Fra le decisioni che continuiamo a ritenere discutibili per il (corretto) funzionamento della magistratura, la riduzione – per motivi di mero risparmio – da quattro a tre del numero dei gpc, i giudici dei provvedimenti coercitivi. “A taglio avvenuto, alla prova dei fatti, l’Ufficio risulta insufficientemente dotato”: un Ufficio, quello dei gpc, confrontato “con un aumento del carico lavorativo”, evidenzia il rapporto 2017 del Consiglio della magistratura e delle autorità giudiziarie. Parole che dovrebbero preoccupare tutti, visto che il gpc è un giudice di garanzia, tenuto fra l’altro a convalidare o meno gli arresti e ad autorizzare o no i controlli telefonici. Un’altra decisione politica discutibile è il consistente assottigliamento, senza una preliminare e seria analisi, del team di giudici supplenti, avvocati che quando necessario coadiuvano i giudici ordinari del Tribunale d’appello nella trattazione delle cause per limitare gli arretrati. Alcune Camere della massima autorità giudiziaria cantonale, come la Camera di protezione, cui compete il settore delle tutele, sono state di conseguenza private di preziosi aiuti. E tra le non decisioni? Di sicuro le decisioni che ci si aspettava in relazione a ‘Giustizia 2018’, il progetto di riforma voluto dal Dipartimento istituzioni per migliorare l’efficienza dell’apparato giudiziario ticinese.
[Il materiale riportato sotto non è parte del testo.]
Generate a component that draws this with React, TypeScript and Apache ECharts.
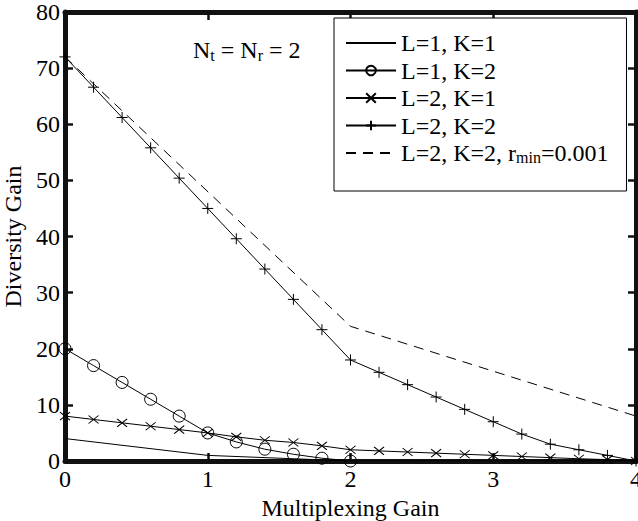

Obiettivo lodevole, fino ad oggi però si è sentito parlare e si è scritto soprattutto di gruppi di lavoro. Di concreto – e siamo già oltre metà 2018 – poco o nulla è uscito dal Consiglio di Stato e dal Gran Consiglio. Eppure l’elezione quest’anno del subentrante di John Noseda alla guida del Ministero pubblico avrebbe dovuto essere l’occasione per concludere almeno un capitolo dell’annunciata riforma: la ristrutturazione della Procura. Lo scorso mese il nuovo pg ha rivisto, nel limite delle sue attuali competenze, l’assetto dell’ufficio: spostamenti interni e attribuzioni di responsabilità potrebbero tuttavia rivelarsi, in assenza di una visione a medio/lungo termine che soltanto ‘Giustizia 2018’ può dare, unicamente dei cerotti sul piano organizzativo.

Torniamo all’auspicio di Pagani: la politica “risponda presente quando viene interpellata per valutare”. Vediamo allora cosa – e quando – la politica risponderà alla richiesta del Ministero pubblico di un procuratore straordinario per le indagini sui reati finanziari e di tre segretari giudiziari in più. Ancora una volta, lasciamoci stupire.